INFORMATION SUPPLIED:
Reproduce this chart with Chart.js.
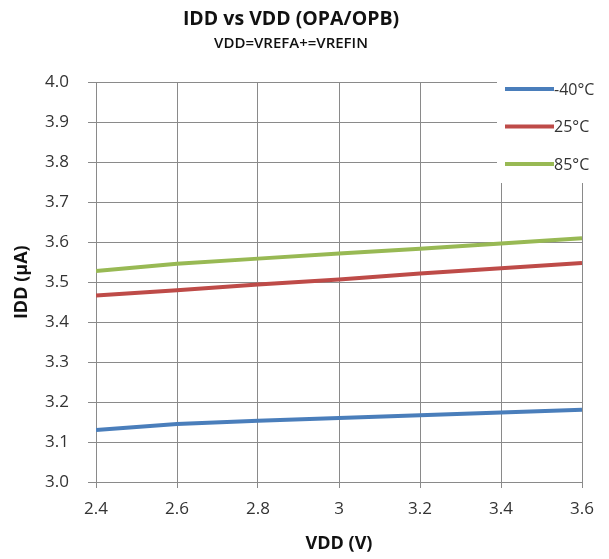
<!DOCTYPE html>
<html>
<head>
<meta charset="utf-8">
<title>IDD vs VDD (OPA/OPB)</title>
<script src="https://cdn.jsdelivr.net/npm/chart.js@4.4.1/dist/chart.umd.min.js"></script>
<style>
  html, body { margin: 0; padding: 0; background: #fff; }
  #wrap { width: 609px; height: 559px; position: relative; }
</style>
</head>
<body>
<div id="wrap"><canvas id="iddChart"></canvas></div>
<script>
// valori
const vdd = [2.4, 2.6, 2.8, 3.0, 3.2, 3.4, 3.6];
const iddMinus40 = [3.130, 3.145, 3.153, 3.160, 3.167, 3.174, 3.181];
const idd25 = [3.467, 3.480, 3.494, 3.507, 3.522, 3.535, 3.548];
const idd85 = [3.528, 3.546, 3.559, 3.572, 3.584, 3.597, 3.610];

const seriesLabels = ['-40°C', '25°C', '85°C'];
const xTickLabels = ['2.4', '2.6', '2.8', '3', '3.2', '3.4', '3.6'];
const yTickLabels = ['3.0', '3.1', '3.2', '3.3', '3.4', '3.5', '3.6', '3.7', '3.8', '3.9', '4.0'];

const gridColor = '#8a8a8a';
const fontFamily = '"Open Sans", "Liberation Sans", sans-serif';

function toPoints(ys) {
    return vdd.map(function(x, i) { return { x: x, y: ys[i] }; });
}

// legenda disegnata sopra l'area del grafico, come in Excel
const overlayLegend = {
    id: 'overlayLegend',
    afterDraw: function(chart) {
        const c = chart.ctx;
        c.save();
        c.fillStyle = '#ffffff';
        c.fillRect(497, 64, 112, 119);
        c.font = '16px ' + fontFamily;
        c.textBaseline = 'middle';
        c.textAlign = 'left';
        chart.data.datasets.forEach(function(ds, i) {
            const y = 89 + i * 37.5;
            c.strokeStyle = ds.borderColor;
            c.lineWidth = 4;
            c.beginPath();
            c.moveTo(505, y);
            c.lineTo(554, y);
            c.stroke();
            c.fillStyle = '#333333';
            c.fillText(ds.label, 554, y + 1);
        });
        c.restore();
    }
};

const ctx = document.getElementById('iddChart').getContext('2d');
const iddChart = new Chart(ctx, {
    type: 'line',
    data: {
        datasets: [{
            label: seriesLabels[0],
            data: toPoints(iddMinus40),
            borderColor: '#4a7ebb',
            borderWidth: 4
        }, {
            label: seriesLabels[1],
            data: toPoints(idd25),
            borderColor: '#be4b48',
            borderWidth: 4
        }, {
            label: seriesLabels[2],
            data: toPoints(idd85),
            borderColor: '#98b954',
            borderWidth: 4
        }]
    },
    options: {
        responsive: true,
        maintainAspectRatio: false,
        animation: false,
        layout: { padding: { left: 0, right: 27, top: 0, bottom: 0 } },
        elements: {
            point: { radius: 0 },
            line: { tension: 0 }
        },
        plugins: {
            legend: { display: false },
            tooltip: { enabled: false },
            title: {
                display: true,
                text: 'IDD vs VDD (OPA/OPB)',
                color: '#111',
                font: { family: fontFamily, size: 19.5, weight: 'bold' },
                padding: { top: 8, bottom: 3 }
            },
            subtitle: {
                display: true,
                text: 'VDD=VREFA+=VREFIN',
                color: '#111',
                font: { family: fontFamily, size: 15, weight: '600' },
                padding: { top: 0, bottom: 30 }
            }
        },
        scales: {
            x: {
                type: 'linear',
                min: 2.4,
                max: 3.6,
                afterFit: function(scale) { scale.height = 77; },
                ticks: {
                    stepSize: 0.2,
                    color: '#333',
                    padding: 11,
                    maxRotation: 0,
                    font: { family: fontFamily, size: 17 },
                    callback: function(value, index) { return xTickLabels[index]; }
                },
                grid: { color: gridColor, lineWidth: 1, tickLength: 6 },
                border: { color: gridColor },
                title: {
                    display: true,
                    text: 'VDD (V)',
                    color: '#111',
                    font: { family: fontFamily, size: 18, weight: 'bold' },
                    padding: { top: 0, bottom: 4 }
                }
            },
            y: {
                min: 3.0,
                max: 4.0,
                afterFit: function(scale) { scale.width = 96; },
                ticks: {
                    stepSize: 0.1,
                    color: '#333',
                    padding: 19,
                    font: { family: fontFamily, size: 17 },
                    callback: function(value, index) { return yTickLabels[index]; }
                },
                grid: { color: gridColor, lineWidth: 1, tickLength: 8 },
                border: { color: gridColor },
                title: {
                    display: true,
                    text: 'IDD (µA)',
                    color: '#111',
                    font: { family: fontFamily, size: 18, weight: 'bold' },
                    padding: { top: 11, bottom: 0 }
                }
            }
        }
    },
    plugins: [overlayLegend]
});
</script>
</body>
</html>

REQUIRED WORK:
The data above should be repeated exactly, minus any pictures.

ANSWER TO THE EXERCISE:
Reproduce this chart with Chart.js.
<!DOCTYPE html>
<html>
<head>
<meta charset="utf-8">
<title>IDD vs VDD (OPA/OPB)</title>
<script src="https://cdn.jsdelivr.net/npm/chart.js@4.4.1/dist/chart.umd.min.js"></script>
<style>
  html, body { margin: 0; padding: 0; background: #fff; }
  #wrap { width: 609px; height: 559px; position: relative; }
</style>
</head>
<body>
<div id="wrap"><canvas id="iddChart"></canvas></div>
<script>
// valori
const vdd = [2.4, 2.6, 2.8, 3.0, 3.2, 3.4, 3.6];
const iddMinus40 = [3.130, 3.145, 3.153, 3.160, 3.167, 3.174, 3.181];
const idd25 = [3.467, 3.480, 3.494, 3.507, 3.522, 3.535, 3.548];
const idd85 = [3.528, 3.546, 3.559, 3.572, 3.584, 3.597, 3.610];

const seriesLabels = ['-40°C', '25°C', '85°C'];
const xTickLabels = ['2.4', '2.6', '2.8', '3', '3.2', '3.4', '3.6'];
const yTickLabels = ['3.0', '3.1', '3.2', '3.3', '3.4', '3.5', '3.6', '3.7', '3.8', '3.9', '4.0'];

const gridColor = '#8a8a8a';
const fontFamily = '"Open Sans", "Liberation Sans", sans-serif';

function toPoints(ys) {
    return vdd.map(function(x, i) { return { x: x, y: ys[i] }; });
}

// legenda disegnata sopra l'area del grafico, come in Excel
const overlayLegend = {
    id: 'overlayLegend',
    afterDraw: function(chart) {
        const c = chart.ctx;
        c.save();
        c.fillStyle = '#ffffff';
        c.fillRect(497, 64, 112, 119);
        c.font = '16px ' + fontFamily;
        c.textBaseline = 'middle';
        c.textAlign = 'left';
        chart.data.datasets.forEach(function(ds, i) {
            const y = 89 + i * 37.5;
            c.strokeStyle = ds.borderColor;
            c.lineWidth = 4;
            c.beginPath();
            c.moveTo(505, y);
            c.lineTo(554, y);
            c.stroke();
            c.fillStyle = '#333333';
            c.fillText(ds.label, 554, y + 1);
        });
        c.restore();
    }
};

const ctx = document.getElementById('iddChart').getContext('2d');
const iddChart = new Chart(ctx, {
    type: 'line',
    data: {
        datasets: [{
            label: seriesLabels[0],
            data: toPoints(iddMinus40),
            borderColor: '#4a7ebb',
            borderWidth: 4
        }, {
            label: seriesLabels[1],
            data: toPoints(idd25),
            borderColor: '#be4b48',
            borderWidth: 4
        }, {
            label: seriesLabels[2],
            data: toPoints(idd85),
            borderColor: '#98b954',
            borderWidth: 4
        }]
    },
    options: {
        responsive: true,
        maintainAspectRatio: false,
        animation: false,
        layout: { padding: { left: 0, right: 27, top: 0, bottom: 0 } },
        elements: {
            point: { radius: 0 },
            line: { tension: 0 }
        },
        plugins: {
            legend: { display: false },
            tooltip: { enabled: false },
            title: {
                display: true,
                text: 'IDD vs VDD (OPA/OPB)',
                color: '#111',
                font: { family: fontFamily, size: 19.5, weight: 'bold' },
                padding: { top: 8, bottom: 3 }
            },
            subtitle: {
                display: true,
                text: 'VDD=VREFA+=VREFIN',
                color: '#111',
                font: { family: fontFamily, size: 15, weight: '600' },
                padding: { top: 0, bottom: 30 }
            }
        },
        scales: {
            x: {
                type: 'linear',
                min: 2.4,
                max: 3.6,
                afterFit: function(scale) { scale.height = 77; },
                ticks: {
                    stepSize: 0.2,
                    color: '#333',
                    padding: 11,
                    maxRotation: 0,
                    font: { family: fontFamily, size: 17 },
                    callback: function(value, index) { return xTickLabels[index]; }
                },
                grid: { color: gridColor, lineWidth: 1, tickLength: 6 },
                border: { color: gridColor },
                title: {
                    display: true,
                    text: 'VDD (V)',
                    color: '#111',
                    font: { family: fontFamily, size: 18, weight: 'bold' },
                    padding: { top: 0, bottom: 4 }
                }
            },
            y: {
                min: 3.0,
                max: 4.0,
                afterFit: function(scale) { scale.width = 96; },
                ticks: {
                    stepSize: 0.1,
                    color: '#333',
                    padding: 19,
                    font: { family: fontFamily, size: 17 },
                    callback: function(value, index) { return yTickLabels[index]; }
                },
                grid: { color: gridColor, lineWidth: 1, tickLength: 8 },
                border: { color: gridColor },
                title: {
                    display: true,
                    text: 'IDD (µA)',
                    color: '#111',
                    font: { family: fontFamily, size: 18, weight: 'bold' },
                    padding: { top: 11, bottom: 0 }
                }
            }
        }
    },
    plugins: [overlayLegend]
});
</script>
</body>
</html>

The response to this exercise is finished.